Mark four states without scoring them: unchanged, changed, not disclosed, and absent from the captured page. `Not disclosed` must remain distinct from zero. The regulation makes the first six field groups public, while the company may choose whether to disclose the seventh group, including headcount, assets, liabilities, guarantees, equity, revenue, profit and tax information. A blank caused by access or extraction failure is different again.

Read the differences in a practical sequence. Start with contact and operating state, then websites, investments, shareholders and contribution, workforce, and financial data. This order quickly finds whether the report belongs to the supplier you are speaking with before the review moves into less accessible figures.

Read contact and website changes as routing evidence

A changed telephone, email, or communication address may reflect an ordinary move, a new filing agent, a sales-office change, or a broken connection to the entity. Compare it with the supplier's email domain, quotation footer, invoice address, contract notice address, and the people who answered during the relevant period. Do not call the registered address a factory merely because it stayed unchanged.

For websites and online shops, capture the reported name and URL, then test whether the current site identifies the same Chinese entity. A disappeared site can be a rebrand or platform migration. A newly reported site can be useful corroboration, but it does not prove ownership of a factory, product design, or export history. Save a dated screenshot because web content changes faster than annual filings.

Separate ownership, investment and contribution

Three nearby sections answer different questions. Shareholder or sponsor fields identify who subscribed. Investment information records enterprises established or equity acquired by the reporting company. Contribution rows show subscribed and paid amounts, timing, and methods reported for relevant company types. Do not collapse all three into `owner`.

When a shareholder changes, compare the annual report with current registration and event disclosures; equity-transfer information is also subject to public disclosure rules. When subscribed or paid figures change, preserve the currency, amount, date, method, shareholder, and report year. Then use Registered Capital in China and Paid-in Capital in China to avoid converting a reported contribution into cash available today.

The current SAMR random-inspection guidance describes checking reported contributions against underlying items such as articles, shareholder decisions, ledgers, audit or verification materials, financial statements, and bank records. A buyer does not receive regulator powers from reading that guidance. It does show why the public row is a lead to corroborate, not the corroboration itself.

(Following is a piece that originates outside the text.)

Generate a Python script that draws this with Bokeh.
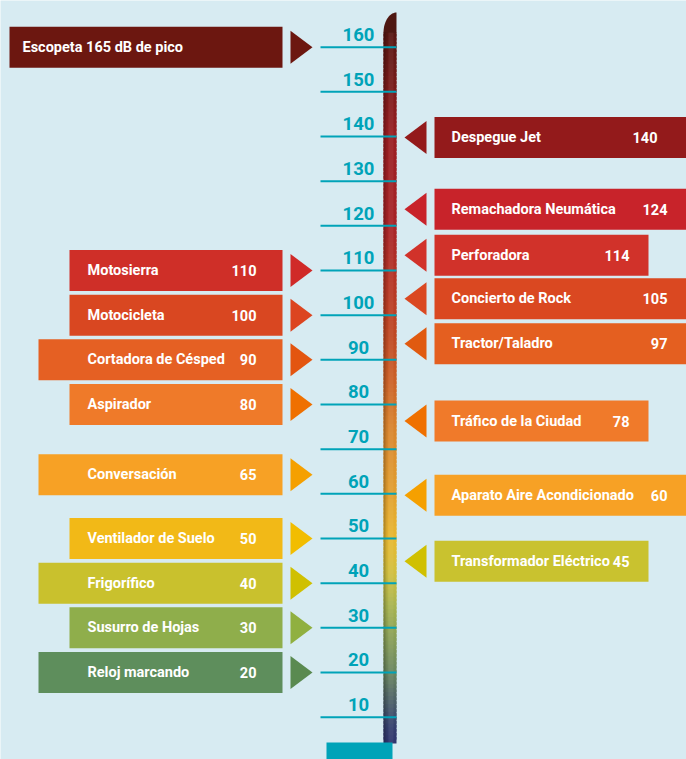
import numpy as np
from bokeh.plotting import figure
from bokeh.models import Range1d, ColumnDataSource
from bokeh.core.properties import value
from bokeh.embed import file_html
from bokeh.resources import INLINE

# ---------------- data ----------------
ticks = [10, 20, 30, 40, 50, 60, 70, 80, 90, 100, 110, 120, 130, 140, 150, 160]

left_labels = ["Escopeta 165 dB de pico", "Motosierra", "Motocicleta", "Cortadora de Césped",
               "Aspirador", "Conversación", "Ventilador de Suelo", "Frigorífico",
               "Susurro de Hojas", "Reloj marcando"]
left_values = [165, 110, 100, 90, 80, 65, 50, 40, 30, 20]
left_value_text = ["", "110", "100", "90", "80", "65", "50", "40", "30", "20"]

right_labels = ["Despegue Jet", "Remachadora Neumática", "Perforadora", "Concierto de Rock",
                "Tractor/Taladro", "Tráfico de la Ciudad", "Aparato Aire Acondicionado",
                "Transformador Eléctrico"]
right_values = [140, 124, 114, 105, 97, 78, 60, 45]
right_value_text = [str(v) for v in right_values]

# ---------------- layout / style ----------------
BG = "#d7ebf2"
TEAL = "#00a3b8"
FONT = "Roboto"
LBL_SIZE = "14.5px"

left_pos = [160, 110, 100, 90, 80, 64.3, 50, 40, 30, 20]
left_box_x0 = [9, 69, 69, 38, 69, 38, 69, 38, 69, 38]
left_text_x = [22, 87, 87, 87, 87, 87, 87, 87, 87, 87]
left_box_colors = ["#6c1710", "#cf2f28", "#d94721", "#e56023", "#ef7a29",
                   "#f7a125", "#f2b917", "#c9c12d", "#8fae4b", "#5e8e5c"]
left_tri_colors = ["#6c1710", "#d02a28", "#dc4520", "#e35510", "#ef7000",
                   "#f5a000", "#f2bd00", "#d0c000", "#90b040", "#5a8a50"]

right_pos = [139.8, 123.7, 113.4, 103.7, 93.6, 76.3, 59.7, 44.9]
right_box_x1 = [686, 686, 648, 686, 686, 648, 686, 648]
right_val_x = [657, 667, 629, 667, 667, 629, 667, 629]
right_box_colors = ["#931a1b", "#c8232a", "#d1322a", "#da4821", "#e45f20",
                    "#f07a2a", "#f7a125", "#c9c22f"]
right_tri_colors = ["#931a1b", "#c8232a", "#d1322a", "#da4821", "#e05a10",
                    "#ef7000", "#f5a000", "#d0c000"]

# thermometer gradient stops (dB, color)
grad_db = [4, 8, 13, 20, 28, 35, 42, 50, 60, 75, 85, 95, 105, 120, 140, 155, 168]
grad_col = ["#2e336e", "#36406e", "#4a5e6a", "#6a8660", "#8aa058", "#a8b450", "#d0c040",
            "#e8b830", "#e2a030", "#d8842e", "#cc6228", "#c04a25", "#b83a26", "#a82428",
            "#9a1e22", "#6e1a18", "#4a1510"]

W, H = 686, 759
PX = 4.4667           # pixels per dB (44.67 px per 10 dB)
REF_Y, REF_V = 716.7, 10
Y1 = REF_V + REF_Y / PX
Y0 = REF_V - (H - REF_Y) / PX

p = figure(width=W, height=H, x_range=Range1d(0, W), y_range=Range1d(Y0, Y1),
           output_backend="svg", toolbar_location=None, x_axis_type=None, y_axis_type=None,
           min_border=0, background_fill_color=BG, border_fill_color=BG)
p.grid.visible = False
p.outline_line_color = None

def page_to_db(yp):
    return REF_V + (REF_Y - yp) / PX

# ---------------- thermometer ----------------
def hex2rgb(h):
    return np.array([int(h[i:i + 2], 16) for i in (1, 3, 5)], dtype=float)

stops = np.array([hex2rgb(c) for c in grad_col])
bar_bottom = page_to_db(743)
bar_top = page_to_db(32)
n = 180
edges = np.linspace(bar_bottom, bar_top, n + 1)
mids = (edges[:-1] + edges[1:]) / 2
cols = []
for m in mids:
    rgb = [np.interp(m, grad_db, stops[:, k]) for k in range(3)]
    cols.append("#%02x%02x%02x" % tuple(int(round(c)) for c in rgb))
tops = np.minimum(edges[1:] + 0.6, bar_top)
p.quad(left=383, right=396, bottom=edges[:-1], top=tops, fill_color=cols,
       line_color=None)
# rounded cap
t = np.linspace(0, np.pi / 2, 20)
cap_x = list(396 - 13 * np.cos(t)) + [396]
cap_y = list(page_to_db(32.5 - 20.5 * np.sin(t))) + [page_to_db(32.5)]
p.patch(cap_x, cap_y, fill_color="#4e1712", line_color=None)
# cylinder shading
p.quad(left=383, right=385, bottom=bar_bottom, top=bar_top, fill_color="black",
       fill_alpha=0.22, line_color=None)
p.quad(left=385, right=387, bottom=bar_bottom, top=bar_top, fill_color="black",
       fill_alpha=0.08, line_color=None)
p.quad(left=388, right=393, bottom=bar_bottom, top=bar_top, fill_color="white",
       fill_alpha=0.06, line_color=None)
# teal base
p.quad(left=326, right=392, bottom=Y0 - 1, top=page_to_db(742), fill_color=TEAL,
       line_color=None)

# ---------------- ticks ----------------
p.segment(x0=320, x1=396, y0=ticks, y1=ticks, line_color=TEAL, line_width=2)
p.text(x=358, y=[t_ + 12.7 / PX for t_ in ticks], text=[str(t_) for t_ in ticks],
       text_align="center", text_baseline="middle", text_color=TEAL,
       text_font=value(FONT), text_font_style="bold", text_font_size="18.5px")

# ---------------- left labels ----------------
hh = 41
tri_h = 16.5 / PX
lsrc = ColumnDataSource(dict(
    x=[(x0 + 282) / 2 for x0 in left_box_x0], w=[282 - x0 for x0 in left_box_x0],
    y=left_pos, c=left_box_colors, tx=left_text_x, lab=left_labels, val=left_value_text))
p.rect(x="x", y="y", width="w", height=hh, height_units="screen", fill_color="c",
       line_color=None, source=lsrc)
p.patches(xs=[[290, 312, 290] for _ in left_pos],
          ys=[[y + tri_h, y, y - tri_h] for y in left_pos],
          fill_color=left_tri_colors, line_color=None)
p.text(x="tx", y="y", text="lab", source=lsrc, text_color="white", text_align="left",
       text_baseline="middle", text_font=value(FONT), text_font_style="bold",
       text_font_size=LBL_SIZE)
p.text(x=256, y="y", text="val", source=lsrc, text_color="white", text_align="right",
       text_baseline="middle", text_font=value(FONT), text_font_style="bold",
       text_font_size=LBL_SIZE)

# ---------------- right labels ----------------
rsrc = ColumnDataSource(dict(
    x=[(434 + x1) / 2 for x1 in right_box_x1], w=[x1 - 434 for x1 in right_box_x1],
    y=right_pos, c=right_box_colors, lab=right_labels, val=right_value_text, vx=right_val_x))
p.rect(x="x", y="y", width="w", height=hh, height_units="screen", fill_color="c",
       line_color=None, source=rsrc)
p.patches(xs=[[426, 404, 426] for _ in right_pos],
          ys=[[y + tri_h, y, y - tri_h] for y in right_pos],
          fill_color=right_tri_colors, line_color=None)
p.text(x=451, y="y", text="lab", source=rsrc, text_color="white", text_align="left",
       text_baseline="middle", text_font=value(FONT), text_font_style="bold",
       text_font_size=LBL_SIZE)
p.text(x="vx", y="y", text="val", source=rsrc, text_color="white", text_align="right",
       text_baseline="middle", text_font=value(FONT), text_font_style="bold",
       text_font_size=LBL_SIZE)

open("out.html", "w").write(file_html(p, INLINE))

Use workforce and financial fields carefully

Headcount is a year-end indicator, not a production-capacity certificate. It can include roles unrelated to the buyer's line and may not explain dispatched workers, seasonal labour, automation, outsourcing, or a separate manufacturing affiliate. Compare any disclosed change with the supplier's organisation chart, shift plan, named production site, payroll or social-insurance evidence appropriate to the order, and what an audit or video visit can actually observe.

Social-insurance figures have their own definitions and publicity choices. A count can help test whether the claimed employer has a workforce, but it is not automatically the factory headcount and should not be used to infer an individual employee list. A difference between headcount and insured count is a question about timing, employment structure, and entity boundaries, not a ready-made allegation.

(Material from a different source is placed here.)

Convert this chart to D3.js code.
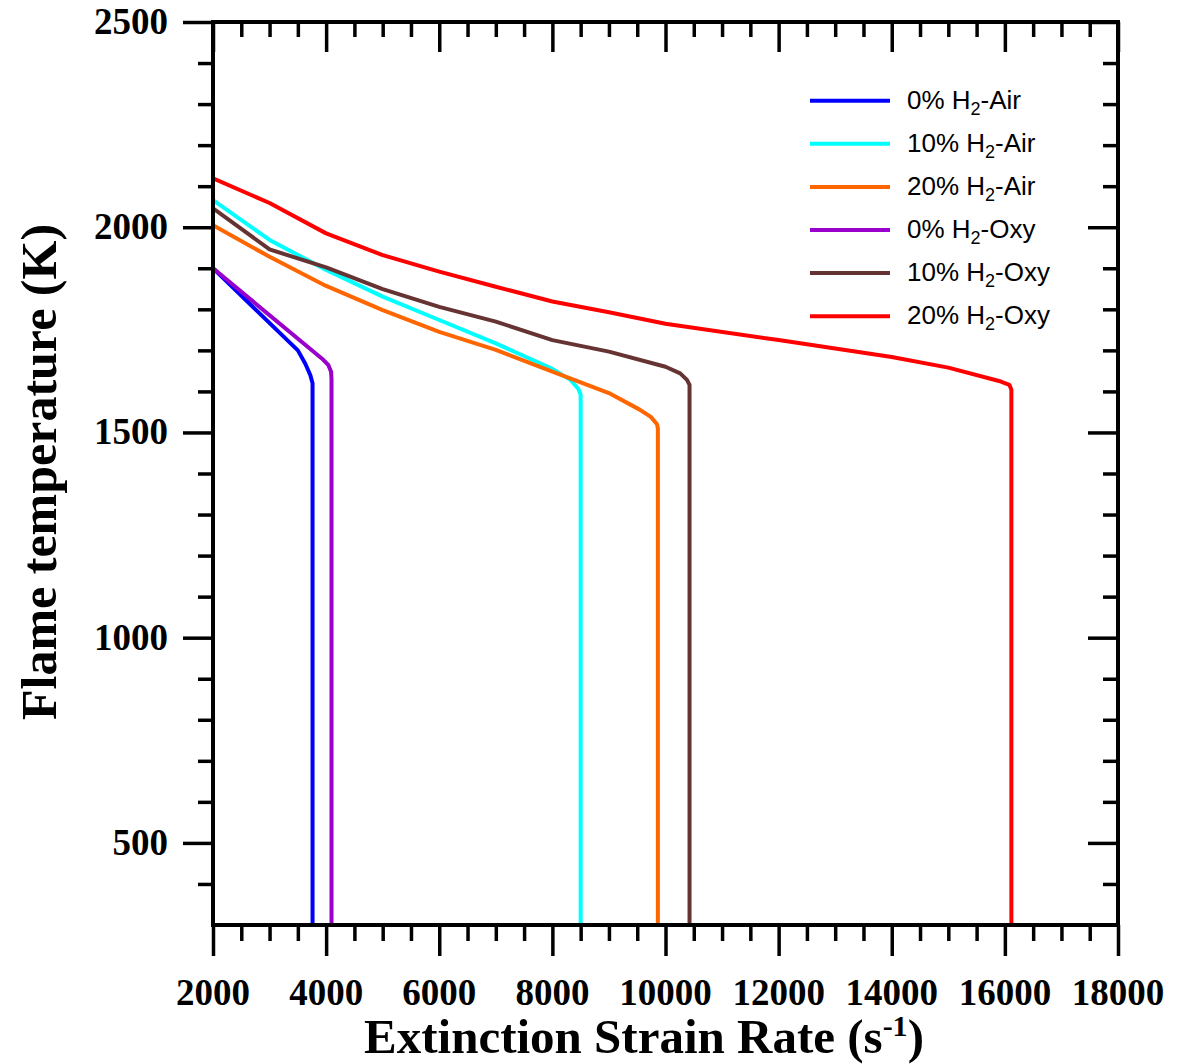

Financial items may be useful when public, especially as a multi-year trend. They are still enterprise-reported annual disclosure, not an independent audit opinion. The SAMR's publicity-system quality notice describes logic checks, prompts, spot checks, and comparison with tax or government data. Those controls can expose inconsistencies; they do not turn the displayed figures into audited statements.

Work a two-year supplier example

Assume a buyer is reviewing a supplier that claims a stable 90-person electronics plant. These facts are hypothetical. The earlier report shows one communication address, no website, the original shareholder, disclosed headcount of 38, and no public financial figures. The later report shows a new communication address, a website, a new minority shareholder, disclosed headcount of 72, and paid-in contribution reported for that new shareholder.

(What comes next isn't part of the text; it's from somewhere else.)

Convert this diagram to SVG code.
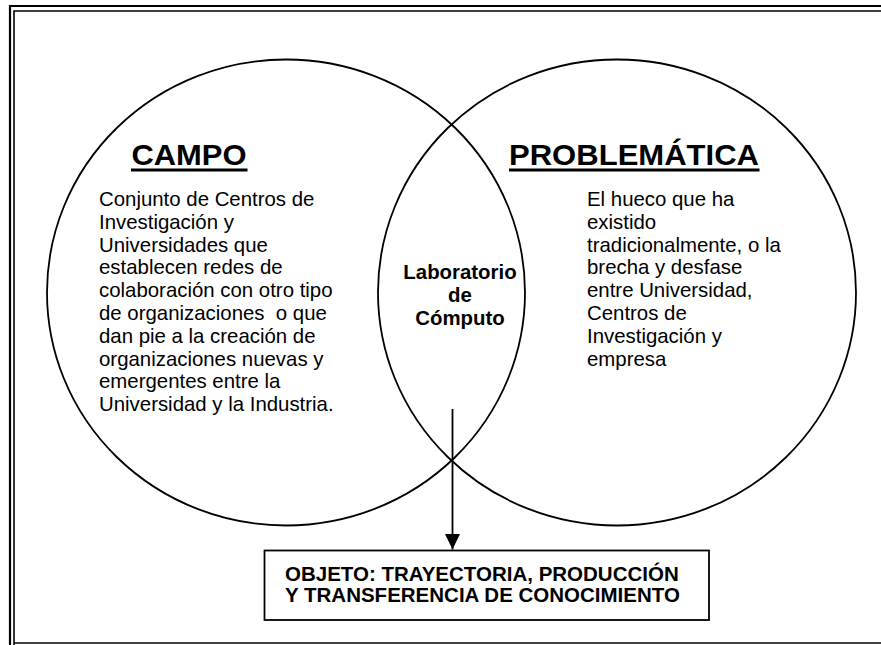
<svg xmlns="http://www.w3.org/2000/svg" width="881" height="645" viewBox="0 0 881 645">
<style>
.frame{fill:none;stroke:#000}
.circ{fill:none;stroke:#000;stroke-width:1.8}
.head{font-family:"Liberation Sans",Arial,sans-serif;font-weight:bold;font-size:30px;fill:#000}
.body{font-family:"Liberation Sans",Arial,sans-serif;font-size:20.4px;fill:#000;white-space:pre}
.lab{font-family:"Liberation Sans",Arial,sans-serif;font-weight:bold;font-size:20.4px;fill:#000;text-anchor:middle}
.box{fill:#fff;stroke:#000;stroke-width:1.8}
.boxt{font-family:"Liberation Sans",Arial,sans-serif;font-weight:bold;font-size:20.5px;fill:#000}
.ul{stroke:#000;stroke-width:3}
.conn{stroke:#000;stroke-width:1.8;fill:none}
</style>
<defs>
<marker id="arrow" markerWidth="16" markerHeight="16" refX="15.5" refY="8" orient="auto" markerUnits="userSpaceOnUse" viewBox="0 0 16 16">
<path d="M0,0.5 L0,15.5 L15.5,8 Z" fill="#000"/>
</marker>
</defs>
<rect width="881" height="645" fill="#fff"/>
<g id="frame">
<path class="frame" stroke-width="2.2" d="M10,645 V6 H881"/>
<path class="frame" stroke-width="1.6" d="M14,645 V11 H881"/>
<path class="frame" stroke-width="1.6" d="M14,643 H881"/>
</g>
<g id="campo">
<ellipse class="circ" cx="286" cy="292.5" rx="239" ry="233"/>
<text class="head" x="131.5" y="165" textLength="115" lengthAdjust="spacingAndGlyphs">CAMPO</text>
<line class="ul" x1="131" y1="170" x2="247.5" y2="170"/>
<text class="body" x="99" y="206">Conjunto de Centros de</text>
<text class="body" x="99" y="228.8">Investigación y</text>
<text class="body" x="99" y="251.6">Universidades que</text>
<text class="body" x="99" y="274.4">establecen redes de</text>
<text class="body" x="99" y="297.2">colaboración con otro tipo</text>
<text class="body" x="99" y="320">de organizaciones  o que</text>
<text class="body" x="99" y="342.8">dan pie a la creación de</text>
<text class="body" x="99" y="365.6">organizaciones nuevas y</text>
<text class="body" x="99" y="388.4">emergentes entre la</text>
<text class="body" x="99" y="411.2">Universidad y la Industria.</text>
</g>
<g id="problematica">
<ellipse class="circ" cx="617" cy="292.5" rx="239" ry="233"/>
<text class="head" x="509" y="165" textLength="250" lengthAdjust="spacingAndGlyphs">PROBLEMÁTICA</text>
<line class="ul" x1="509" y1="170" x2="759.5" y2="170"/>
<text class="body" x="587" y="206">El hueco que ha</text>
<text class="body" x="587" y="228.8">existido</text>
<text class="body" x="587" y="251.6">tradicionalmente, o la</text>
<text class="body" x="587" y="274.4">brecha y desfase</text>
<text class="body" x="587" y="297.2">entre Universidad,</text>
<text class="body" x="587" y="320">Centros de</text>
<text class="body" x="587" y="342.8">Investigación y</text>
<text class="body" x="587" y="365.6">empresa</text>
</g>
<g id="laboratorio">
<text class="lab" x="460" y="279">Laboratorio</text>
<text class="lab" x="460" y="301.8">de</text>
<text class="lab" x="460" y="324.6">Cómputo</text>
</g>
<g id="objeto">
<rect class="box" x="264.5" y="550.5" width="444.5" height="69.5"/>
<text class="boxt" x="285" y="580.5">OBJETO: TRAYECTORIA, PRODUCCIÓN</text>
<text class="boxt" x="285" y="602">Y TRANSFERENCIA DE CONOCIMIENTO</text>
</g>
<g id="connectors">
<line class="conn" x1="452.5" y1="409" x2="452.5" y2="549.5" marker-end="url(#arrow)"/>
</g>
</svg>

The changes are not a verdict. The address could be a move to a larger site or only a new filing contact. The website could connect the legal entity to the trading brand or to somebody else. Headcount growth supports the direction of the supplier's story but not the claimed 90 people, because the dates and definitions differ. The contribution row may indicate a financing event, but it does not prove funds remain available for the buyer's order.

The difference sheet produces four requests: evidence connecting both addresses to the relevant period; domain and website ownership tied to the Chinese entity; a dated staffing and shift schedule for the actual plant; and documents explaining the shareholder and contribution change. Procurement can also compare the activities described by the supplier with the registered business scope. Each request answers one observed change. None asks for a generic folder of documents that nobody will read.

Handle missing reports and corrections without guessing

First check whether the company existed at the relevant year-end. Then distinguish no report located, report not yet due, company chose not to disclose a permitted field, page failed to load, and report filed late. If a required annual report was not filed by the deadline, check the dated reason and status in the public record; failure to report can lead to the operating-abnormality list under the current regulation. Read that event through Operating Abnormality in China rather than translating it as fraud.

The enterprise is responsible for the truthfulness and timeliness of its disclosure, while regulators can conduct written checks, site checks, network monitoring, or commissioned professional review. The State Council's English overview of the disclosure system also frames public access as supervision, not government pre-approval of every filed value. Write `self-reported, not independently corroborated` where that is the honest state of the file.

Close with a dated evidence note

Your conclusion should name the two report years, retrieval date, material changes, corroborating documents, supplier explanations, and unresolved questions. A useful close is: `The 2024 and 2025 annual reports were compared for [entity and USCC] on [date]. Address, website and headcount changed. [Documents] support [specific facts]. The ownership contribution is reported but not independently verified. [Owner] must resolve [question] before [deposit, contract or audit milestone].`

Do not conclude that the company is safe, financially strong, or a manufacturer from the annual report alone. Attach the difference sheet to the company-report approval record, and refresh the comparison when a new report, correction, entity change, bank change, or materially larger order alters the decision.